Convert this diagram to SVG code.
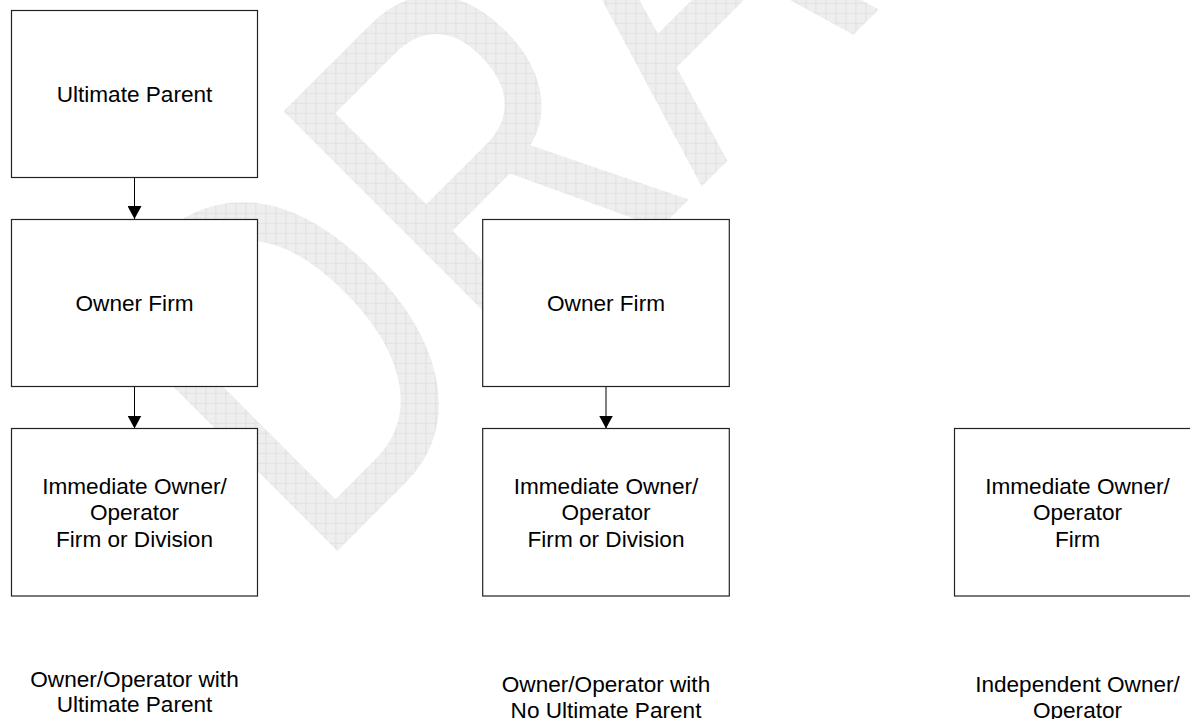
<svg xmlns="http://www.w3.org/2000/svg" width="1190" height="719" viewBox="0 0 1190 719">
  <style>
    .box { fill: #ffffff; stroke: #222222; stroke-width: 1.2; }
    .lbl { font-family: "Liberation Sans", Arial, sans-serif; font-size: 22.6px; fill: #000000; text-anchor: middle; }
    .conn { stroke: #000000; stroke-width: 1; fill: none; marker-end: url(#arrow); }
  </style>
  <defs>
    <pattern id="grid" width="10" height="10" patternUnits="userSpaceOnUse" patternTransform="scale(1.3423,1) rotate(45)">
      <rect width="10" height="10" fill="#eeeeee"/>
      <path d="M0,0.5 H10 M0.5,0 V10" stroke="#e0e0e0" stroke-width="1"/>
    </pattern>
    <marker id="arrow" markerUnits="userSpaceOnUse" markerWidth="14" markerHeight="14" refX="13" refY="7" orient="auto">
      <path d="M0,0 L13,7 L0,14 z" fill="#000000"/>
    </marker>
  </defs>
  <rect width="1190" height="719" fill="#ffffff"/>
  <g id="watermark">
    <text transform="translate(315.4,572.8) rotate(-45) scale(0.745,1)" x="0" y="0" font-family="Liberation Sans, Arial, sans-serif" font-size="507" fill="url(#grid)">DRAFT</text>
  </g>
  <g id="connectors">
    <line class="conn" x1="134.5" y1="177.5" x2="134.5" y2="219"/>
    <line class="conn" x1="134.5" y1="386.5" x2="134.5" y2="428.5"/>
    <line class="conn" x1="606" y1="386.5" x2="606" y2="428.5"/>
  </g>
  <g id="ultimate-parent">
    <rect class="box" x="11.5" y="10.5" width="246" height="167"/>
    <text class="lbl" x="134.5" y="101.5">Ultimate Parent</text>
  </g>
  <g id="owner-firm-1">
    <rect class="box" x="11.5" y="219.5" width="246" height="167"/>
    <text class="lbl" x="134.5" y="310.5">Owner Firm</text>
  </g>
  <g id="immediate-1">
    <rect class="box" x="11.5" y="428.5" width="246" height="167.5"/>
    <text class="lbl" x="134.5" y="493.5">Immediate Owner/</text>
    <text class="lbl" x="134.5" y="520">Operator</text>
    <text class="lbl" x="134.5" y="546.5">Firm or Division</text>
  </g>
  <g id="owner-firm-2">
    <rect class="box" x="482.7" y="219.5" width="246.6" height="167"/>
    <text class="lbl" x="606" y="310.5">Owner Firm</text>
  </g>
  <g id="immediate-2">
    <rect class="box" x="482.7" y="428.5" width="246.6" height="167.5"/>
    <text class="lbl" x="606" y="493.5">Immediate Owner/</text>
    <text class="lbl" x="606" y="520">Operator</text>
    <text class="lbl" x="606" y="546.5">Firm or Division</text>
  </g>
  <g id="immediate-3">
    <rect class="box" x="954.5" y="428.5" width="246" height="167.5"/>
    <text class="lbl" x="1077.5" y="493.5">Immediate Owner/</text>
    <text class="lbl" x="1077.5" y="520">Operator</text>
    <text class="lbl" x="1077.5" y="546.5">Firm</text>
  </g>
  <g id="caption-1">
    <text class="lbl" x="134.5" y="686.5">Owner/Operator with</text>
    <text class="lbl" x="134.5" y="712">Ultimate Parent</text>
  </g>
  <g id="caption-2">
    <text class="lbl" x="606" y="692">Owner/Operator with</text>
    <text class="lbl" x="606" y="717.5">No Ultimate Parent</text>
  </g>
  <g id="caption-3">
    <text class="lbl" x="1077.5" y="692">Independent Owner/</text>
    <text class="lbl" x="1077.5" y="717.5">Operator</text>
  </g>
</svg>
..............................
- _TASK DESCRIPTION_
Repeat the material exactly as it reads, without any of its pictures.

- _RESULT FOR THIS EXERCISE_
Convert this diagram to SVG code.
<svg xmlns="http://www.w3.org/2000/svg" width="1190" height="719" viewBox="0 0 1190 719">
  <style>
    .box { fill: #ffffff; stroke: #222222; stroke-width: 1.2; }
    .lbl { font-family: "Liberation Sans", Arial, sans-serif; font-size: 22.6px; fill: #000000; text-anchor: middle; }
    .conn { stroke: #000000; stroke-width: 1; fill: none; marker-end: url(#arrow); }
  </style>
  <defs>
    <pattern id="grid" width="10" height="10" patternUnits="userSpaceOnUse" patternTransform="scale(1.3423,1) rotate(45)">
      <rect width="10" height="10" fill="#eeeeee"/>
      <path d="M0,0.5 H10 M0.5,0 V10" stroke="#e0e0e0" stroke-width="1"/>
    </pattern>
    <marker id="arrow" markerUnits="userSpaceOnUse" markerWidth="14" markerHeight="14" refX="13" refY="7" orient="auto">
      <path d="M0,0 L13,7 L0,14 z" fill="#000000"/>
    </marker>
  </defs>
  <rect width="1190" height="719" fill="#ffffff"/>
  <g id="watermark">
    <text transform="translate(315.4,572.8) rotate(-45) scale(0.745,1)" x="0" y="0" font-family="Liberation Sans, Arial, sans-serif" font-size="507" fill="url(#grid)">DRAFT</text>
  </g>
  <g id="connectors">
    <line class="conn" x1="134.5" y1="177.5" x2="134.5" y2="219"/>
    <line class="conn" x1="134.5" y1="386.5" x2="134.5" y2="428.5"/>
    <line class="conn" x1="606" y1="386.5" x2="606" y2="428.5"/>
  </g>
  <g id="ultimate-parent">
    <rect class="box" x="11.5" y="10.5" width="246" height="167"/>
    <text class="lbl" x="134.5" y="101.5">Ultimate Parent</text>
  </g>
  <g id="owner-firm-1">
    <rect class="box" x="11.5" y="219.5" width="246" height="167"/>
    <text class="lbl" x="134.5" y="310.5">Owner Firm</text>
  </g>
  <g id="immediate-1">
    <rect class="box" x="11.5" y="428.5" width="246" height="167.5"/>
    <text class="lbl" x="134.5" y="493.5">Immediate Owner/</text>
    <text class="lbl" x="134.5" y="520">Operator</text>
    <text class="lbl" x="134.5" y="546.5">Firm or Division</text>
  </g>
  <g id="owner-firm-2">
    <rect class="box" x="482.7" y="219.5" width="246.6" height="167"/>
    <text class="lbl" x="606" y="310.5">Owner Firm</text>
  </g>
  <g id="immediate-2">
    <rect class="box" x="482.7" y="428.5" width="246.6" height="167.5"/>
    <text class="lbl" x="606" y="493.5">Immediate Owner/</text>
    <text class="lbl" x="606" y="520">Operator</text>
    <text class="lbl" x="606" y="546.5">Firm or Division</text>
  </g>
  <g id="immediate-3">
    <rect class="box" x="954.5" y="428.5" width="246" height="167.5"/>
    <text class="lbl" x="1077.5" y="493.5">Immediate Owner/</text>
    <text class="lbl" x="1077.5" y="520">Operator</text>
    <text class="lbl" x="1077.5" y="546.5">Firm</text>
  </g>
  <g id="caption-1">
    <text class="lbl" x="134.5" y="686.5">Owner/Operator with</text>
    <text class="lbl" x="134.5" y="712">Ultimate Parent</text>
  </g>
  <g id="caption-2">
    <text class="lbl" x="606" y="692">Owner/Operator with</text>
    <text class="lbl" x="606" y="717.5">No Ultimate Parent</text>
  </g>
  <g id="caption-3">
    <text class="lbl" x="1077.5" y="692">Independent Owner/</text>
    <text class="lbl" x="1077.5" y="717.5">Operator</text>
  </g>
</svg>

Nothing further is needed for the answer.